» **REQUIREMENT**: Below is a block of records; return all of them exactly, but without the images.

» **INFORMATION SHOWN**:
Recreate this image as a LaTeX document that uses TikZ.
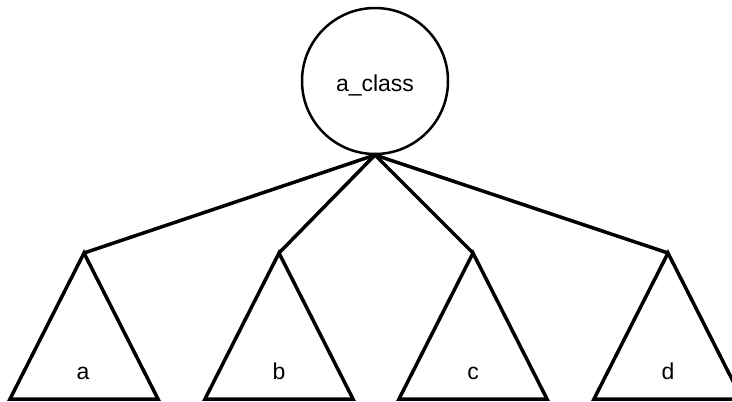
\documentclass[tikz,border=0pt]{standalone}
\usepackage{fontspec}
\setmainfont{Liberation Sans}
\begin{document}
\begin{tikzpicture}[x=1pt,y=-1pt,
  ln/.style={line width=3.5pt, line join=miter},
  tri/.style={ln},
  lbl/.style={font=\fontsize{23}{26}\selectfont, inner sep=0pt, anchor=base}]
\useasboundingbox (0,0) rectangle (732,402);
\begin{scope}
\clip (0,0) rectangle (732,402);
\node[draw, circle, line width=2.5pt, minimum size=146pt, inner sep=0pt] (root) at (375,81) {};
\node[lbl] (rl) at (375,91) {a\_class};
\coordinate (top) at (375,155);
\coordinate (ta) at (84,253);
\coordinate (tb) at (279,253);
\coordinate (tc) at (473,253);
\coordinate (td) at (668,253);
\foreach \n/\x in {a/84,b/279,c/473,d/668}{
  \coordinate (L\n) at (\x-74,399);
  \coordinate (R\n) at (\x+74,399);
}
\draw[tri] (ta) -- (La) -- (Ra) -- cycle;
\draw[tri] (tb) -- (Lb) -- (Rb) -- cycle;
\draw[tri] (tc) -- (Lc) -- (Rc) -- cycle;
\draw[tri] (td) -- (Ld) -- (Rd) -- cycle;
\draw[ln] (ta) -- (top) -- (td);
\draw[ln] (tb) -- (top) -- (tc);
\node[lbl] (na) at (83,379) {a};
\node[lbl] (nb) at (279,379) {b};
\node[lbl] (nc) at (473,379) {c};
\node[lbl] (nd) at (668,379) {d};
\end{scope}
\end{tikzpicture}
\end{document}
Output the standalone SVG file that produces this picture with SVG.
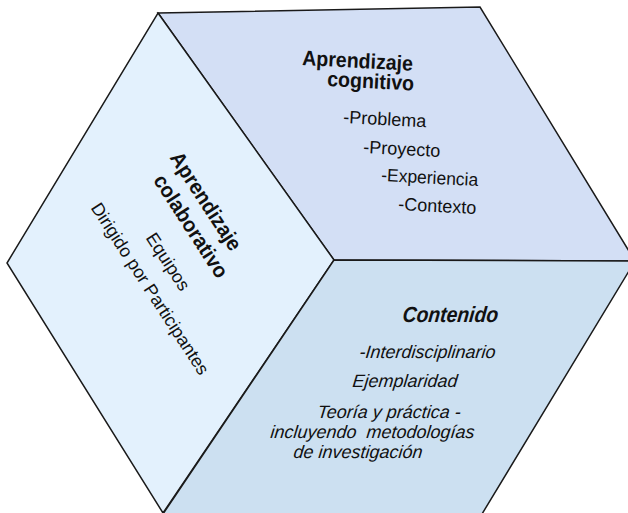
<svg xmlns="http://www.w3.org/2000/svg" width="628" height="513" viewBox="0 0 628 513">
<style>
.face{stroke:#1a1a1a;stroke-width:1.5;stroke-linejoin:miter}
text{font-family:"Liberation Sans",Arial,sans-serif;fill:#111}
.t{font-size:18px}
.b{font-size:21px;font-weight:bold}
.i{font-size:18px;font-style:italic}
.bi{font-size:22px;font-weight:bold;font-style:italic}
</style>
<rect width="628" height="513" fill="#fff"/>
<g id="cara-superior">
<polygon class="face" fill="#d3dff5" points="158,13 480,7 635,261 334,260"/>
<text class="b" transform="translate(302,65) rotate(3) scale(0.93,1)">Aprendizaje</text>
<text class="b" transform="translate(327,86) rotate(3) scale(0.93,1)">cognitivo</text>
<text class="t" transform="translate(343,123) rotate(3)">-Problema</text>
<text class="t" transform="translate(363,153) rotate(3)">-Proyecto</text>
<text class="t" transform="translate(381,181) rotate(3) scale(0.97,1)">-Experiencia</text>
<text class="t" transform="translate(398,210) rotate(3)">-Contexto</text>
</g>
<g id="cara-izquierda">
<polygon class="face" fill="#e3f1fd" points="158,13 334,260 163,513 7,263"/>
<text class="b" text-anchor="middle" transform="translate(200,205) rotate(57) scale(0.95,1)">Aprendizaje</text>
<text class="b" text-anchor="middle" transform="translate(185,230) rotate(57) scale(0.95,1)">colaborativo</text>
<text class="t" text-anchor="middle" transform="translate(163,265) rotate(57)">Equipos</text>
<text class="t" text-anchor="middle" transform="translate(145,292) rotate(57)">Dirigido por Participantes</text>
</g>
<g id="cara-inferior">
<polygon class="face" fill="#cce0f1" points="334,260 635,261 482,514 163,514"/>
<text class="bi" transform="translate(402,322) skewX(-6) scale(0.88,1)">Contenido</text>
<text class="i" transform="translate(359,358) skewX(-6)">-Interdisciplinario</text>
<text class="i" transform="translate(352,387) skewX(-6)">Ejemplaridad</text>
<text class="i" transform="translate(317,418) skewX(-6)">Teoría y práctica -</text>
<text class="i" transform="translate(270,438) skewX(-6)" xml:space="preserve">incluyendo  metodologías</text>
<text class="i" transform="translate(293,458) skewX(-6)">de investigación</text>
</g>
<g id="conectores"></g>
</svg>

» **ANSWER**:
Recreate this image as a LaTeX document that uses TikZ.
\documentclass[tikz,border=0pt]{standalone}
\usepackage{fontspec}
\setmainfont{Liberation Sans}
\begin{document}
\begin{tikzpicture}[x=1pt,y=-1pt,
  ln/.style={line width=3.5pt, line join=miter},
  tri/.style={ln},
  lbl/.style={font=\fontsize{23}{26}\selectfont, inner sep=0pt, anchor=base}]
\useasboundingbox (0,0) rectangle (732,402);
\begin{scope}
\clip (0,0) rectangle (732,402);
\node[draw, circle, line width=2.5pt, minimum size=146pt, inner sep=0pt] (root) at (375,81) {};
\node[lbl] (rl) at (375,91) {a\_class};
\coordinate (top) at (375,155);
\coordinate (ta) at (84,253);
\coordinate (tb) at (279,253);
\coordinate (tc) at (473,253);
\coordinate (td) at (668,253);
\foreach \n/\x in {a/84,b/279,c/473,d/668}{
  \coordinate (L\n) at (\x-74,399);
  \coordinate (R\n) at (\x+74,399);
}
\draw[tri] (ta) -- (La) -- (Ra) -- cycle;
\draw[tri] (tb) -- (Lb) -- (Rb) -- cycle;
\draw[tri] (tc) -- (Lc) -- (Rc) -- cycle;
\draw[tri] (td) -- (Ld) -- (Rd) -- cycle;
\draw[ln] (ta) -- (top) -- (td);
\draw[ln] (tb) -- (top) -- (tc);
\node[lbl] (na) at (83,379) {a};
\node[lbl] (nb) at (279,379) {b};
\node[lbl] (nc) at (473,379) {c};
\node[lbl] (nd) at (668,379) {d};
\end{scope}
\end{tikzpicture}
\end{document}
Output the standalone SVG file that produces this picture with SVG.
<svg xmlns="http://www.w3.org/2000/svg" width="628" height="513" viewBox="0 0 628 513">
<style>
.face{stroke:#1a1a1a;stroke-width:1.5;stroke-linejoin:miter}
text{font-family:"Liberation Sans",Arial,sans-serif;fill:#111}
.t{font-size:18px}
.b{font-size:21px;font-weight:bold}
.i{font-size:18px;font-style:italic}
.bi{font-size:22px;font-weight:bold;font-style:italic}
</style>
<rect width="628" height="513" fill="#fff"/>
<g id="cara-superior">
<polygon class="face" fill="#d3dff5" points="158,13 480,7 635,261 334,260"/>
<text class="b" transform="translate(302,65) rotate(3) scale(0.93,1)">Aprendizaje</text>
<text class="b" transform="translate(327,86) rotate(3) scale(0.93,1)">cognitivo</text>
<text class="t" transform="translate(343,123) rotate(3)">-Problema</text>
<text class="t" transform="translate(363,153) rotate(3)">-Proyecto</text>
<text class="t" transform="translate(381,181) rotate(3) scale(0.97,1)">-Experiencia</text>
<text class="t" transform="translate(398,210) rotate(3)">-Contexto</text>
</g>
<g id="cara-izquierda">
<polygon class="face" fill="#e3f1fd" points="158,13 334,260 163,513 7,263"/>
<text class="b" text-anchor="middle" transform="translate(200,205) rotate(57) scale(0.95,1)">Aprendizaje</text>
<text class="b" text-anchor="middle" transform="translate(185,230) rotate(57) scale(0.95,1)">colaborativo</text>
<text class="t" text-anchor="middle" transform="translate(163,265) rotate(57)">Equipos</text>
<text class="t" text-anchor="middle" transform="translate(145,292) rotate(57)">Dirigido por Participantes</text>
</g>
<g id="cara-inferior">
<polygon class="face" fill="#cce0f1" points="334,260 635,261 482,514 163,514"/>
<text class="bi" transform="translate(402,322) skewX(-6) scale(0.88,1)">Contenido</text>
<text class="i" transform="translate(359,358) skewX(-6)">-Interdisciplinario</text>
<text class="i" transform="translate(352,387) skewX(-6)">Ejemplaridad</text>
<text class="i" transform="translate(317,418) skewX(-6)">Teoría y práctica -</text>
<text class="i" transform="translate(270,438) skewX(-6)" xml:space="preserve">incluyendo  metodologías</text>
<text class="i" transform="translate(293,458) skewX(-6)">de investigación</text>
</g>
<g id="conectores"></g>
</svg>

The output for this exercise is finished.